Tuesday, November 12, 2013

I Love (Downtown) L.A.: Going Beyond (500) Days of Summer

Once upon a time, L.A. was known for its newness. Anything that went back a generation or so (The Brown Derby, The Ambassador Hotel, Pickfair) was bound for the wrecking ball.  Today, fortunately, there are groups around – like the invaluable L.A. Conservancy -- that will put up a fight to save the past. I’m especially enthralled by the old Downtown buildings now being transformed by imaginative developers and conservationists into funky living spaces. 

One of my favorite recent films, (500) Days of Summer, is a rueful comedy about love gone awry, set entirely among those who live and work in L.A.’s downtown. But if (500) Days of Summer glorifies the modern cityscape, as well as such classic architectural wonders as the Bradbury Building (1893), it does not much stray into the area I explored this weekend, an industrial zone now coming to be called the Arts District. Some sections of the district, like a building at Mateo and Industrial Streets that was once home to the National Biscuit Company, now house elegant lofts designed to attract hipsters with fat wallets and a taste for the finer things. That’s why chic cafes are starting to abound. I slurped a fine latte at Handsome Roasters, an espresso joint so sincere that tea is banned from the menu, along with any add-in other than the organic whole milk they favor. Want a spoonful of sugar? Fuggedaboudit!

Though the dining is becoming high-end on Mateo Street, the area still boasts the vast spaces and graffiti-scarred walls that film crews are looking for. L.A.Conservancy's guide to this vicinity points out the Nate Starkman and Son Building, a cavernous brick structure from 1908, where the final episode of House was shot. Nearby Palmetto Street often stands in for San Francisco and other far-flung locales. And a former meat-packing plant is now a popular filming venue called Willow Studios, for those in need of a jail, a meat locker, a machine room, or a functioning bar.

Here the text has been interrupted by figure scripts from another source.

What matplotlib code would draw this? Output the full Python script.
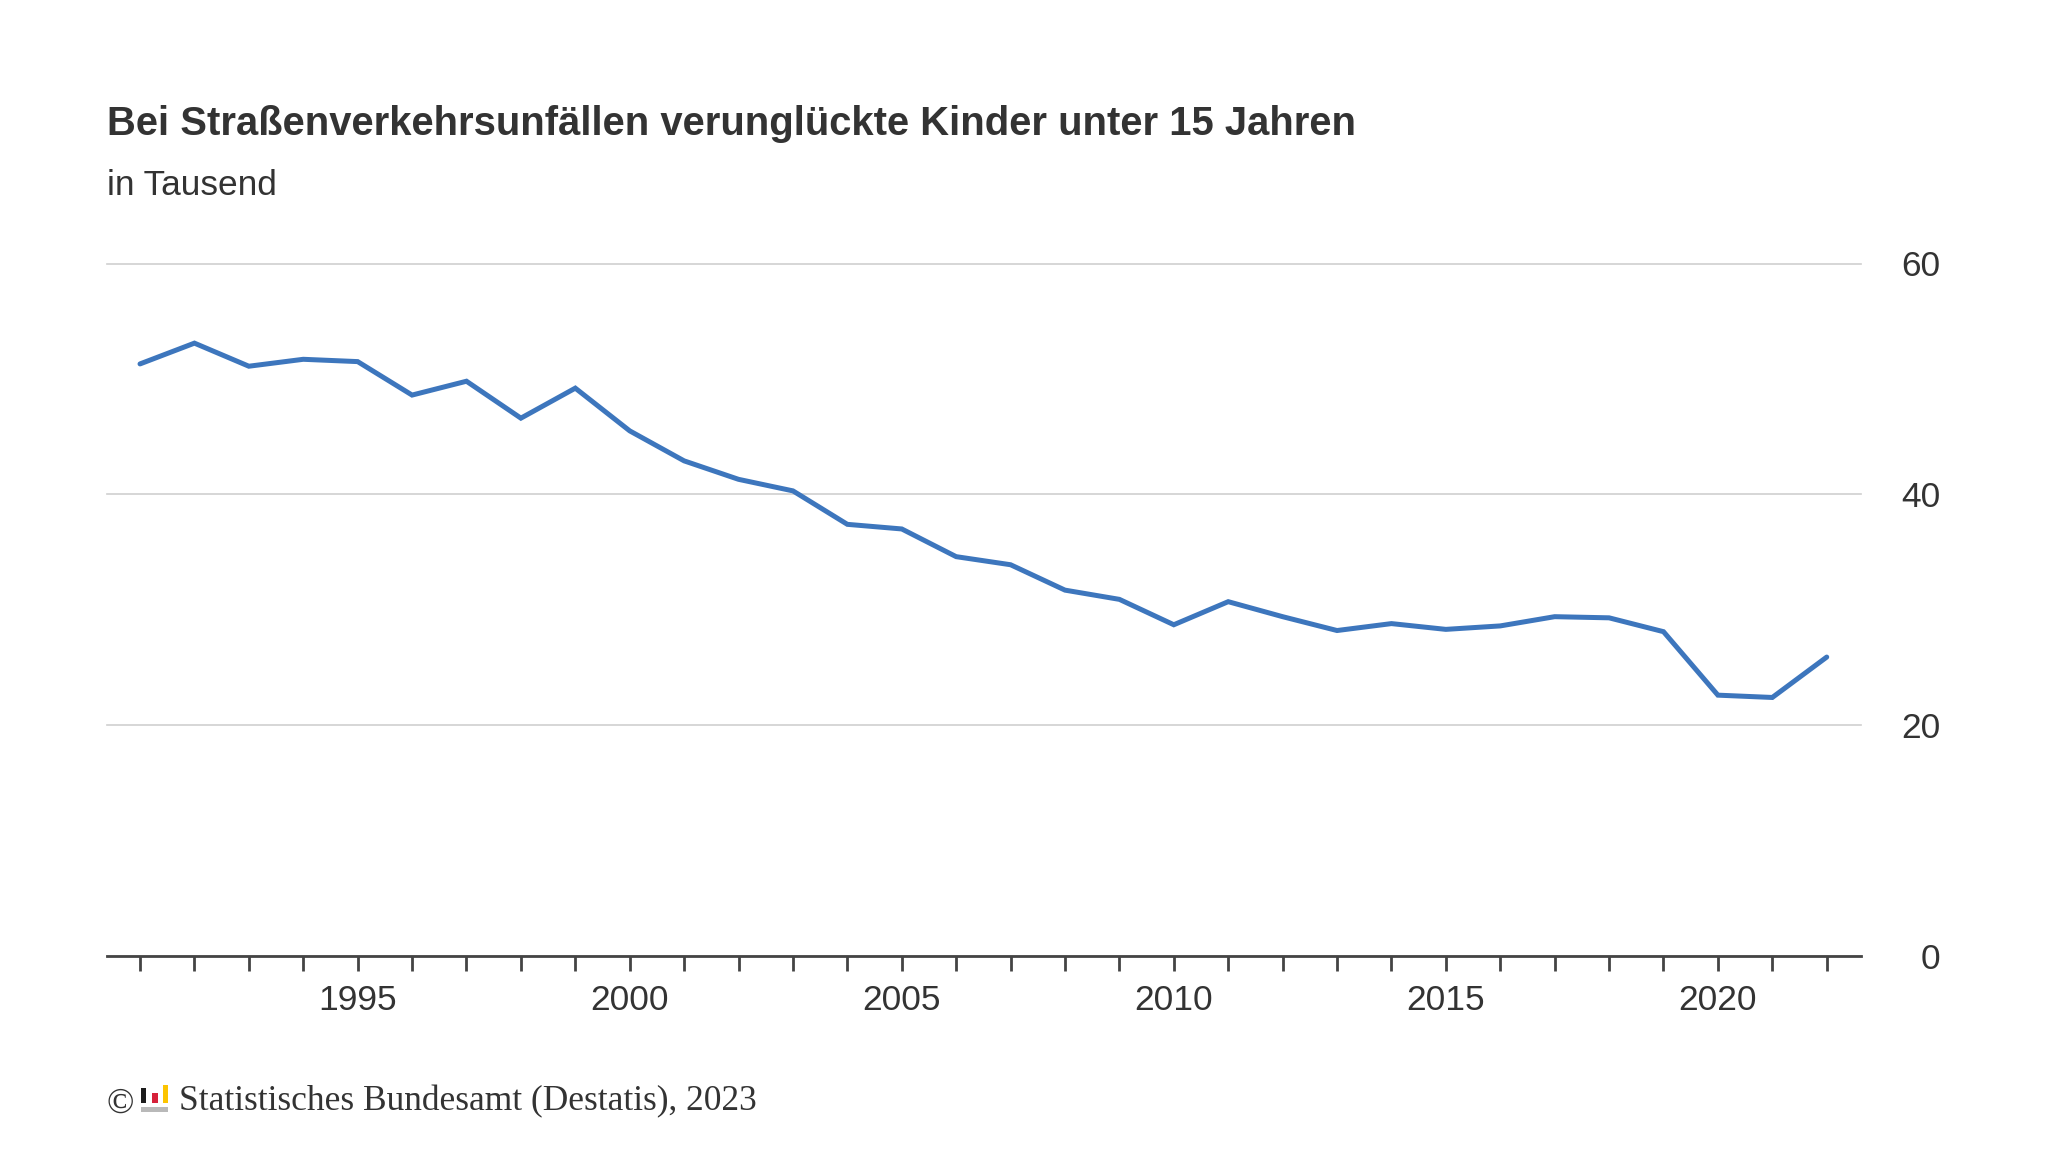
import matplotlib
matplotlib.use('Agg')
import matplotlib.pyplot as plt
from matplotlib.patches import Rectangle

years = list(range(1991, 2023))
kinder = [51.3, 53.1, 51.1, 51.7, 51.5, 48.6, 49.8, 46.6, 49.2, 45.5, 42.9, 41.3, 40.3, 37.4, 37.0, 34.6,
          33.9, 31.7, 30.9, 28.7, 30.7, 29.4, 28.2, 28.8, 28.3, 28.6, 29.4, 29.3, 28.1, 22.6, 22.4, 25.9]
x_labels = [1995, 2000, 2005, 2010, 2015, 2020]
y_labels = [0, 20, 40, 60]

W, H = 2048, 1152
plt.rcParams['font.family'] = 'Liberation Sans'

fig = plt.figure(figsize=(W / 100, H / 100), dpi=100)
ax = fig.add_axes([107 / W, 1 - 956 / H, (1861 - 107) / W, (956 - 263.5) / H])

ax.plot(years, kinder, color='#3d76bd', lw=3.6, solid_capstyle='round', solid_joinstyle='miter')

ax.set_xlim(1990.393, 2022.63)
ax.set_ylim(0, 60)

# gridlines
ax.set_yticks(y_labels)
ax.yaxis.tick_right()
ax.grid(axis='y', color='#cfcfcf', lw=1.2, clip_on=False)
ax.set_axisbelow(True)
ax.tick_params(axis='y', length=0, pad=57, labelsize=25.5, labelcolor='#333333')
for lab in ax.get_yticklabels():
    lab.set_horizontalalignment('right')

# x axis
ax.set_xticks(years)
ax.set_xticklabels([str(y) if y in x_labels else '' for y in years])
ax.tick_params(axis='x', length=10.5, width=2, color='#444444', pad=10, labelsize=25.5, labelcolor='#333333')

for s in ['top', 'left', 'right']:
    ax.spines[s].set_visible(False)
ax.spines['bottom'].set_color('#444444')
ax.spines['bottom'].set_linewidth(2)

# title
fig.text(107 / W, 1 - 135 / H, 'Bei Straßenverkehrsunfällen verunglückte Kinder unter 15 Jahren',
         fontsize=28.8, fontweight='bold', color='#333333', ha='left', va='baseline')
fig.text(107 / W, 1 - 195 / H, 'in Tausend', fontsize=25.4, color='#333333', ha='left', va='baseline')

# source
fig.text(107 / W, 1 - 1113 / H, '©', fontsize=26, family='Liberation Serif', color='#333333', ha='left', va='baseline')
fig.text(179 / W, 1 - 1110 / H, 'Statistisches Bundesamt (Destatis), 2023', fontsize=25.45,
         family='Liberation Serif', color='#333333', ha='left', va='baseline')

# logo
for x0, y0, x1, y1, c in [(141, 1088, 146, 1103, '#1c1c1c'), (152, 1093, 158, 1103, '#d6213a'),
                          (163, 1085, 168, 1103, '#fcc400'), (141, 1107, 168, 1112, '#b9b9b9')]:
    fig.add_artist(Rectangle((x0 / W, 1 - y1 / H), (x1 - x0) / W, (y1 - y0) / H,
                             transform=fig.transFigure, color=c, lw=0))

fig.savefig('out.png', dpi=100, facecolor='white')
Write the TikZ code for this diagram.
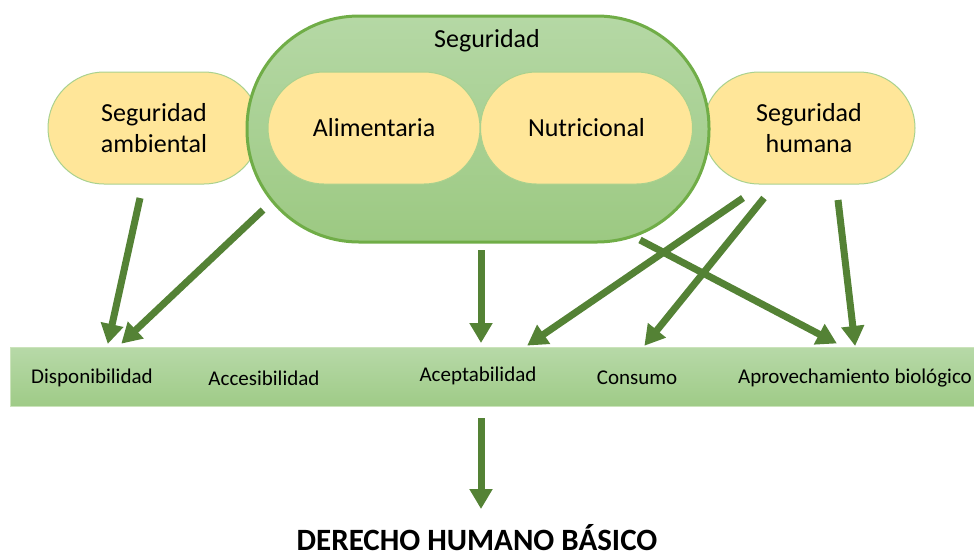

Slightly further north, Traction Avenue proudly offers gallery and living space to a number of working artists. These folks don’t expect – and can’t afford – the amenities that the Biscuit Company Lofts denizens require. You know, things like elevators to reach a flat that has terrific natural light, a great view, a rudimentary kitchen, and not much else. At the Southern California Supply Company Building at Traction and East Third, painter and assemblage artist A.S. Ashley is suffering from a badly broken ankle (the result of a surfing mishap), so he can barely leave his fourth-floor walk-up to enjoy the burgeoning street-life below.

 I was impressed by how Ashley incorporates Hollywood into his aesthetic view of the world. His walls are hung with giant depictions of intense cinematic moments, like Paul Newman cradling his broken fingers in The Hustler and young Billy Mumy demonstrating his deadly powers in a famous episode of The Twilight Zone. I appreciated the humor of Salvador Dali painting Bugs Bunny, as well as the morbid Nazification of the ventriloquist’s dummy from Magic.

Back in the day, this area was an important rail freight center. When Roger Corman was shooting Little Shop of Horrors, cronies Chuck Griffith and Mel Welles paid a Southern Pacific crew two bottles of Scotch to back a locomotive away from actor Bobbie Coogan, who was lying on the track. They’d later print the shot in reverse to simulate Coogan (playing a drunken tramp) being run over by the train. The next day, Welles told me, Twentieth Century-Fox paid the railway company $15,000 to perform the same service. 

 photos by Bernie Bienstock


  1. This is a wild post - about a city I know so much and yet so little about. I like the businesses that have standing stock sets standing ready - that feels very Hollywood to me. And it's always nice to hear stories of the crazy days of early Corman. I wonder if the on camera bottle Mr. Coogan rises up in search of in one shot is one of the bottles that then served as payment for the train back-up?

  2. Good question, Mr. C. I just wish that Chuck Griffith and Mel Welles were alive so that I could ask them! (I miss Chuck, in particular. A remarkable guy.)

  3. I'm halfway through your book about filmmaker Roger Corman, and have found that some of his movies are on YouTube, some in full. Here's The Intruder in full: http://www.youtube.com/watch?v=DGkLnjn8E3k
    Beast from Haunted Cave: http://www.youtube.com/watch?v=0v-d-9XImtc
    Little Shop of Horrors: http://www.youtube.com/watch?v=rIb_iYW53wc
    A Bucket of Blood: http://www.youtube.com/watch?v=3bVcp5ZqTEY
    Piranha: http://www.youtube.com/watch?v=3bVcp5ZqTEY

    And the list goes on. Thanks to your book for turning me on this!

  4. Thanks, David. I look forward to catching up with some of those classics.